I’m curious to know what kinds of remedies the individual states provide for their inmates, especially because incarceration privatization is not unique to the feds (thanks to groups like ALEC and their friends in the state legislatures), and because states and localities house the vast majority of inmates. “State and federal prison authorities had jurisdiction over 1,613,740 prisoners at yearend 2009: 1,405,622 under state jurisdiction and 208,118 under federal jurisdiction”; also “At midyear 2010, 748,728 inmates were held in custody in local jails.” I guess I’m not very optimistic on this point either. Do you know anything about individual state’s Bivens or non-Bivens remedies here? Presumably a state or local inmate could use Sec. 1983, but I guess you’d still have to get around the state action requirement if you’re alleging even statutory violations.
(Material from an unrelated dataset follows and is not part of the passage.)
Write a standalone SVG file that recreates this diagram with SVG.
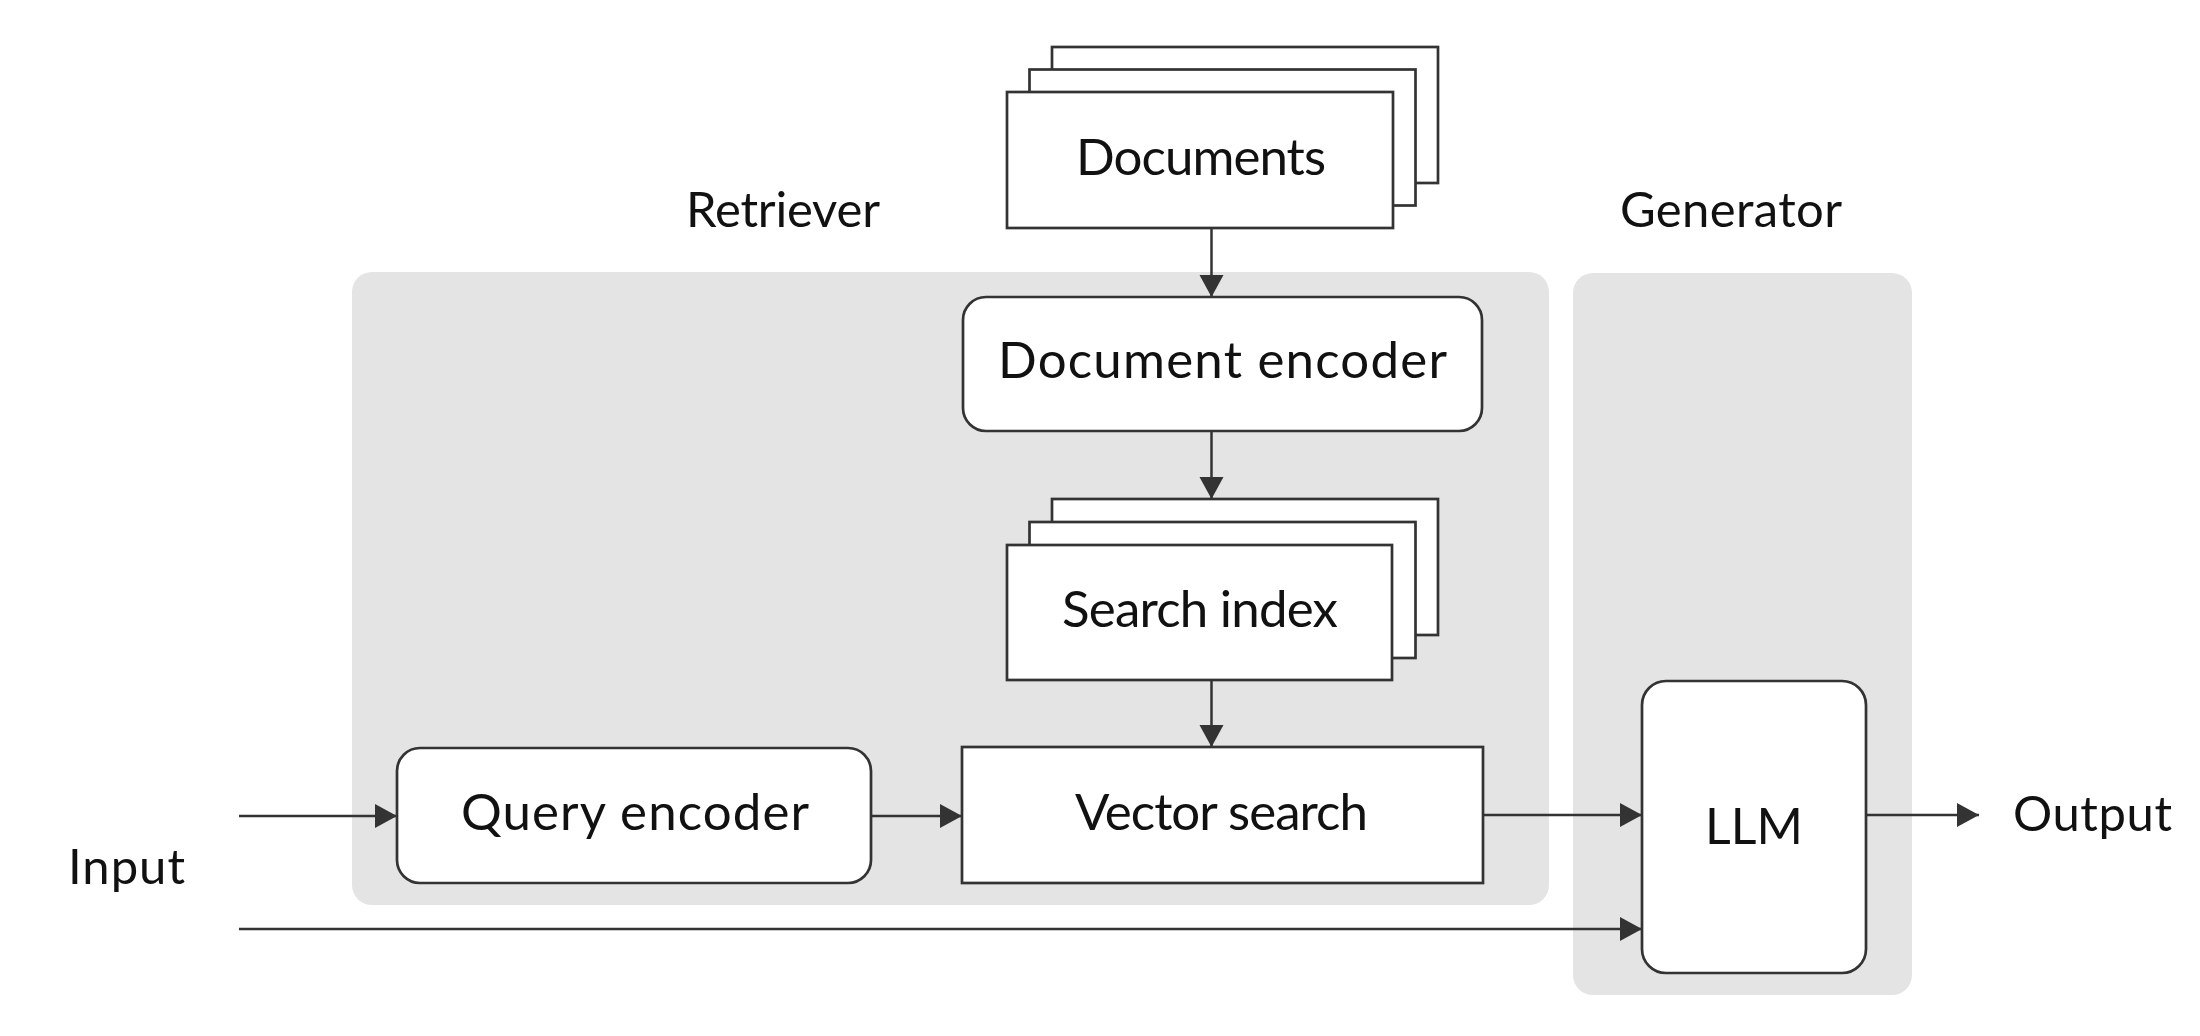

As it regards the ability of a prisoner to sue private prison officers/facilities contracted by a state or locality, it is established that under section 1983, as well as section 242 (the general criminal civil rights provision), a contracted prison official acts under “color of law,” thus allowing suits for Eighth Amendment violations under those provisions. See West v. Atkins, 487 U.S. 42, 50 (1988) for the primary case on this issue. Some courts use a “state action” analysis, which could involve any one of a number of tests (ie, the public function test, the government nexus test, state compulsion test, and the joint action test), but essentially requires that an individual’s action be “fairly attributable to the state.”
For one of a number of cases at the court of appeals level, see Rosborough v. Management & Training Corp, 350 F.3d 459, 460-61 (5th Cir. 2003).
This is, however, only at the state level. I would imagine that the Supreme Court will be far more skeptical of this issue at the federal level given the concern of extending Bivens.